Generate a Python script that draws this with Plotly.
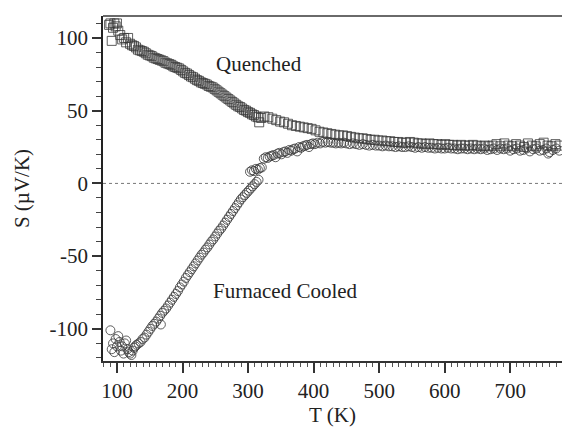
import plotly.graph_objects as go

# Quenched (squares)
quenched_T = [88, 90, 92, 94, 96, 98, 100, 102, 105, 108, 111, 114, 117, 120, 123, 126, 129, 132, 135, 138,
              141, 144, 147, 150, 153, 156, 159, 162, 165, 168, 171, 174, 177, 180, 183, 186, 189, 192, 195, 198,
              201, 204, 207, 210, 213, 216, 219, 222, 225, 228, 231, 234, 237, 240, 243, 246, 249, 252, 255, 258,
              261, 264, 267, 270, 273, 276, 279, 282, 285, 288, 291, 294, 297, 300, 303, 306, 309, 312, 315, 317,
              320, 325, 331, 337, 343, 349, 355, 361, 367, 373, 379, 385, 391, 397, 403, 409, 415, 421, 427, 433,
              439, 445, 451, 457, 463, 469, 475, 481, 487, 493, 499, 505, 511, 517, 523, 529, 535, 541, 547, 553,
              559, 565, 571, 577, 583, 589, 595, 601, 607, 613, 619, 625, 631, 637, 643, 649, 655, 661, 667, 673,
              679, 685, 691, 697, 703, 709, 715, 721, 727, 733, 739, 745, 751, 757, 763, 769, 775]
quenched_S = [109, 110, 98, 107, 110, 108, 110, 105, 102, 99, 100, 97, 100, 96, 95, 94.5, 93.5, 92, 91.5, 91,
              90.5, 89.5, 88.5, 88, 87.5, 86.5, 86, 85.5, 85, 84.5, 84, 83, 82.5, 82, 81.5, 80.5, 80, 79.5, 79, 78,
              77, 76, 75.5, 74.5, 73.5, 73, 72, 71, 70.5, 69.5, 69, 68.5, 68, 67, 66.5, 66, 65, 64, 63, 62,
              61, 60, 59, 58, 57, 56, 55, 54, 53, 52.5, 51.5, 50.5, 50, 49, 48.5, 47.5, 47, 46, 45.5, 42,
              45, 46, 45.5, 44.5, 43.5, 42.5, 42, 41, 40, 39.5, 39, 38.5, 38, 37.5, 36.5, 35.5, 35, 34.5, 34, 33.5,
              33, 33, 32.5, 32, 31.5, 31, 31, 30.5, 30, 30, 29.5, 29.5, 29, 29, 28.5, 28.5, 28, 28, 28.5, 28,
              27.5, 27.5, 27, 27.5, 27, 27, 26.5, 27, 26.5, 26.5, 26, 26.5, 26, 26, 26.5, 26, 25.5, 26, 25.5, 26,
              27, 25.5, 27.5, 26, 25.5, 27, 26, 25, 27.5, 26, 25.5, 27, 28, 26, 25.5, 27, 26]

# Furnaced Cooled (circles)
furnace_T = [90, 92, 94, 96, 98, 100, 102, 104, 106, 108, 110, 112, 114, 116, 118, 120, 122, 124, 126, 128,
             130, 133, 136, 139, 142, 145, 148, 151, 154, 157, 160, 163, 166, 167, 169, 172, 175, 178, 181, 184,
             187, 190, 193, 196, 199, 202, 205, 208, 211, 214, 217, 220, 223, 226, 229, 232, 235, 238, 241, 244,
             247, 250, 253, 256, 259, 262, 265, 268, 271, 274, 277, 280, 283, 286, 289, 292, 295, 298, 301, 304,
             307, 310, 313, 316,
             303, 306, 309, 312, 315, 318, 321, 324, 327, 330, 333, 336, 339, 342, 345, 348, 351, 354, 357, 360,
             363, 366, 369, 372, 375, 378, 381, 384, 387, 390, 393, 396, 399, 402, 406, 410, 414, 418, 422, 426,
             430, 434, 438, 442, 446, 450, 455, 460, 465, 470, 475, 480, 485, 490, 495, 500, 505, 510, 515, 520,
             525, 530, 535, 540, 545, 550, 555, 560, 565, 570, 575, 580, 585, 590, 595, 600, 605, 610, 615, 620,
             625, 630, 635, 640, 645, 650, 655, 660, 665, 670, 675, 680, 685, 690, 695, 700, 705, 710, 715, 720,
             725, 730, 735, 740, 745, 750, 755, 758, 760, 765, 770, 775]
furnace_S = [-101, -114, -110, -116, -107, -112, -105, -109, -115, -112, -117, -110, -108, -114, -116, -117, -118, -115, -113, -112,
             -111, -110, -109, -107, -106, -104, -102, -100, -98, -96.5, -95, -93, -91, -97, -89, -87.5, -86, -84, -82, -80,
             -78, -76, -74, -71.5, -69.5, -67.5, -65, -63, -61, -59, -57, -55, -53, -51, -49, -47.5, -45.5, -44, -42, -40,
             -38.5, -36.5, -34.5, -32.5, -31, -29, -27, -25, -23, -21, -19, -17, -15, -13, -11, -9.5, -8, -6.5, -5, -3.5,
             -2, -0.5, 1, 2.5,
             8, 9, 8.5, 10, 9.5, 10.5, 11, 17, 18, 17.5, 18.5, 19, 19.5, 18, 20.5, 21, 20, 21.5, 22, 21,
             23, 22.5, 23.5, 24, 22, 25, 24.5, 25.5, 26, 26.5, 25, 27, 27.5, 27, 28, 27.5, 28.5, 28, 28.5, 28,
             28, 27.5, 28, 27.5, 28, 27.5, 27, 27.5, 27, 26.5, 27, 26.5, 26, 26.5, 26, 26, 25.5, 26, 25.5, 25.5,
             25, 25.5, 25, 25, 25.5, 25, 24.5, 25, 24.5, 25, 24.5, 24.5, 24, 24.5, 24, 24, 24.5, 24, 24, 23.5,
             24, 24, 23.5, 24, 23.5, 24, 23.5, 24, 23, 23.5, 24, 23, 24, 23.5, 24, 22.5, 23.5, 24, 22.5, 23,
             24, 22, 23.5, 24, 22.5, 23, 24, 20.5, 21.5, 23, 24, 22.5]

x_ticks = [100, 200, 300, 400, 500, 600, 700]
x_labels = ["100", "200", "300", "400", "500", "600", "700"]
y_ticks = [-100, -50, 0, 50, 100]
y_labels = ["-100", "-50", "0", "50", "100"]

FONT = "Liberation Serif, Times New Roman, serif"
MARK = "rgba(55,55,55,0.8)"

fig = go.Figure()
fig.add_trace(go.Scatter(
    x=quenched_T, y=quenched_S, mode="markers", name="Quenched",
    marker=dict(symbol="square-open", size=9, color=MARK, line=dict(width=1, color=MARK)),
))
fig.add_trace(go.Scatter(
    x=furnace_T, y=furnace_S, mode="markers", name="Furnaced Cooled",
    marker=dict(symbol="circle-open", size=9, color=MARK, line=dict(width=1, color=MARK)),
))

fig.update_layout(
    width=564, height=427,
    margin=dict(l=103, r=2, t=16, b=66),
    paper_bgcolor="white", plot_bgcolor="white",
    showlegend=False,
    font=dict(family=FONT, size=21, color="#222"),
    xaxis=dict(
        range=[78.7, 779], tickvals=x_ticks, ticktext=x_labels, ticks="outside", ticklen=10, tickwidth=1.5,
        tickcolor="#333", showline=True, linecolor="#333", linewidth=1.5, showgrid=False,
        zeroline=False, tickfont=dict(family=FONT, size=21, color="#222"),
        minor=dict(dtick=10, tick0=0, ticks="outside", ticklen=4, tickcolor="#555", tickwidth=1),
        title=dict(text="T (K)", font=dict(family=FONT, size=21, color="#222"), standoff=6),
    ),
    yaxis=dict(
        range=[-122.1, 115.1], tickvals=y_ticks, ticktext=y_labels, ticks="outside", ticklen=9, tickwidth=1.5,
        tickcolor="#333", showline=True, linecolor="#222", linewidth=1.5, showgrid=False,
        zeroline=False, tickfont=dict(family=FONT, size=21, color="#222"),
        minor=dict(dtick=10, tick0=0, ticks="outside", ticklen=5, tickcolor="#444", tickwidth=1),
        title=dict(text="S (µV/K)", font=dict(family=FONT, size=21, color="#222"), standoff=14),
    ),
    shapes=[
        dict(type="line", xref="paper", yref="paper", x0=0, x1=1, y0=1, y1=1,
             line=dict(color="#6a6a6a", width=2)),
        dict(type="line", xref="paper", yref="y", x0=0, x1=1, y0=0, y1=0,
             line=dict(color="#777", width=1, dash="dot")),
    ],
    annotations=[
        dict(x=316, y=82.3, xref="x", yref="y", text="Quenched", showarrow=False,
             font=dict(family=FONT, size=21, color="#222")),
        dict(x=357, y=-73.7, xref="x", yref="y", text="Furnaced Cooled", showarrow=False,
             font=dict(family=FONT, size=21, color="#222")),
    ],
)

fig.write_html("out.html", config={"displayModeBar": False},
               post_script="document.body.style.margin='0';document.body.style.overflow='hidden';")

§

Prompt:
Your task is to reproduce exactly the lines from the start of the data above through the line containing "import plotly.graph_objects as go", leaving every picture out.

The output:
Generate a Python script that draws this with Plotly.
import plotly.graph_objects as go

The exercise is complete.